Edwards had been told by his spotter he was the leader, and the spotter said that information came from NASCAR. And the leaderboard backed it up, as Edwards was shown in first place. So when he was lined up on the outside of the track, Edwards said he figured NASCAR had made a mistake, and he made a split-second decision to try to get the best restart he could.
That part is not in dispute: replays clearly showed Edwards rocketed past Stewart and had cleared him before reaching the official restart zone.
And that’s against the rules, no matter who was leading the race.
“At the end of the day, it comes down to jumping the restart and that’s pretty straightforward,” Osborne said. “Our issue was the confusion about who was the leader and who wasn’t the leader.”
But why was Edwards being shown as the leader? NASCAR vice president of competition said Edwards had tripped the timing and scoring when he crossed the line ahead of Stewart under caution while cleaning his tires.
“What you’ve got to understand is the electronics,” Pemberton said. “When the transponder crosses the start/finish line — when Carl was scrubbing his tires, he beat (Stewart) to the line — so that instantaneously puts him up top.
“It happens all the time, but these circumstances don’t stack on top of it. That put him up on top of the board just because he was coming to the line with one to go.”
The penalty dropped Edwards to 15th, he briefly fell a lap down, and wound up finishing 10th. It was a disappointment considering Edwards led a race-high 206 laps and is still seeking his first win of the season. And it didn’t seem to matter what NASCAR’s explanation was, Edwards believed he had a win taken away from him.

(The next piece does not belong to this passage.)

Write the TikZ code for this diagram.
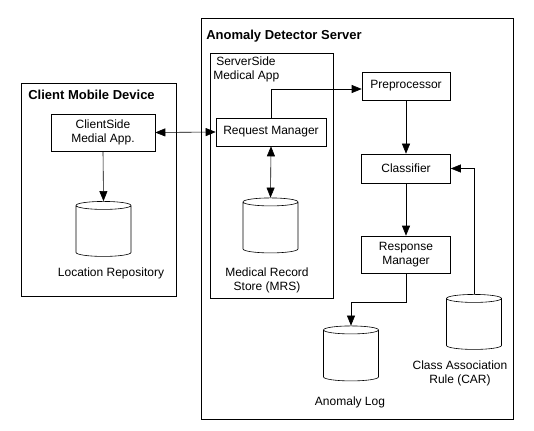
\documentclass[tikz,border=0pt]{standalone}
\usepackage{fontspec}
\setmainfont{Liberation Sans}
\usetikzlibrary{arrows.meta,shapes.geometric}

\begin{document}
\begin{tikzpicture}[x=1pt, y=-1pt, line width=0.6pt,
    >={Triangle[length=10pt, width=8pt]},
    box/.style={draw, inner sep=0pt, align=center, font=\fontsize{12}{14.5}\selectfont},
    store/.style={draw, cylinder, shape border rotate=90, aspect=0.2, inner xsep=20pt, inner ysep=22pt,
      minimum width=55pt, minimum height=55pt},
    caption/.style={align=center, inner sep=0pt, font=\fontsize{12}{14}\selectfont},
    heading/.style={anchor=west, inner sep=0pt, font=\fontsize{13}{15}\selectfont\bfseries}]
  \useasboundingbox (0, 0) rectangle (534, 430);
  % Draw device boxes
  \draw (21, 83) rectangle (176, 296);
  \draw (201, 18) rectangle (513, 419);
  \draw (210, 53) rectangle (333, 298);
  % Add box titles
  \node[heading] (clienttitle) at (28, 95) {Client Mobile Device};
  \node[heading] (servertitle) at (206, 36) {Anomaly Detector Server};
  \node[caption, align=left, anchor=north west] (srvapptitle) at (213, 57) {\hspace*{3pt}ServerSide\\Medical App};
  % Draw processing boxes
  \node[box, minimum width=104pt, minimum height=37pt] (clientapp) at (103, 132.5) {ClientSide\\Medial App.};
  \node[box, minimum width=110pt, minimum height=28pt] (reqmgr) at (271, 132) {Request Manager};
  \node[box, minimum width=88pt, minimum height=28pt] (prep) at (406, 86) {Preprocessor};
  \node[box, minimum width=89pt, minimum height=29pt] (classif) at (406, 168.5) {Classifier};
  \node[box, minimum width=89pt, minimum height=37pt] (respmgr) at (406, 254.5) {Response\\Manager};
  % Draw stores
  \node[store] (locrepo) at (103.5, 233) {};
  \node[store] (mrs) at (270.5, 229.5) {};
  \node[store] (anolog) at (351, 357.5) {};
  \node[store] (car) at (474, 326) {};
  % Add store labels
  \node[caption] (locrepolabel) at (111, 273) {Location Repository};
  \node[caption] (mrslabel) at (267, 280) {Medical Record\\Store (MRS)};
  \node[caption] (anologlabel) at (350, 402) {Anomaly Log};
  \node[caption] (carlabel) at (460, 373) {Class Association\\Rule (CAR)};
  % Draw connectors
  \draw[<->] (clientapp.east) -- (reqmgr.west);
  \draw[->] (clientapp.south) -- (locrepo.north);
  \draw[<->] (reqmgr.south) -- (mrs.north);
  \draw[->] (reqmgr.north) |- ([yshift=-3pt]prep.west);
  \draw[->] (prep.south) -- (classif.north);
  \draw[->] (classif.south) -- (respmgr.north);
  \coordinate (logbend) at (406, 302);
  \draw[->] (respmgr.south) -- (logbend) -| (anolog.north);
  \draw[->] (car.north) |- (classif.east);
\end{tikzpicture}
\end{document}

“They run the sport and they do the best job they can, and I drive a race care and do the very best job I can,” said Edwards, who took a few moments to compose himself after leaving the meeting with NASCAR.
“I’d rather not say what was said in there. This whole thing is very frustrating. I don’t feel like we did the wrong thing.”
Stewart wasn’t any happier about his race, which ended with a second-place finish to Kyle Busch.
Stewart had led four times for 118 laps, and was out front when NASCAR called a caution for debris 12 laps from the finish. The leaders pitted, and Busch beat Stewart off of pit road, and easily handled the champion on the restart.
Stewart was annoyed with NASCAR over the caution, and his team for the slow pit stop.
“When the caution is for a plastic bottle on the backstretch, it’s hard to feel good about losing that one,” he said. “And we gave it away on pit road. That’s the best car I’ve had at Richmond in a long time. But we’ve got some work to do on pit stops right now. I don’t know what their malfunction was.”
The controversies — and perhaps Busch winning the spring race at Richmond for the fourth straight time — are what will be remembered from Saturday night. It’s been a strangely calm stretch of racing for NASCAR, which has not seen a multiple car accident since Martinsville a month ago. The races at California, Bristol, Texas, Kansas and now Richmond were all fairly clean, with long green-flag runs that were short on the aggression and activity fans seem to prefer.
It was thought that Richmond might bring a return of the beating and banging of a typical Saturday night short track race, but it never happened. But as Busch left following his first win of the season, he knew that the final debris caution changed everything and that’s all that was important.
“It was a gift,” Busch said of the last caution flag. “I just don’t know where it came from or what it was or anything, but it doesn’t matter.”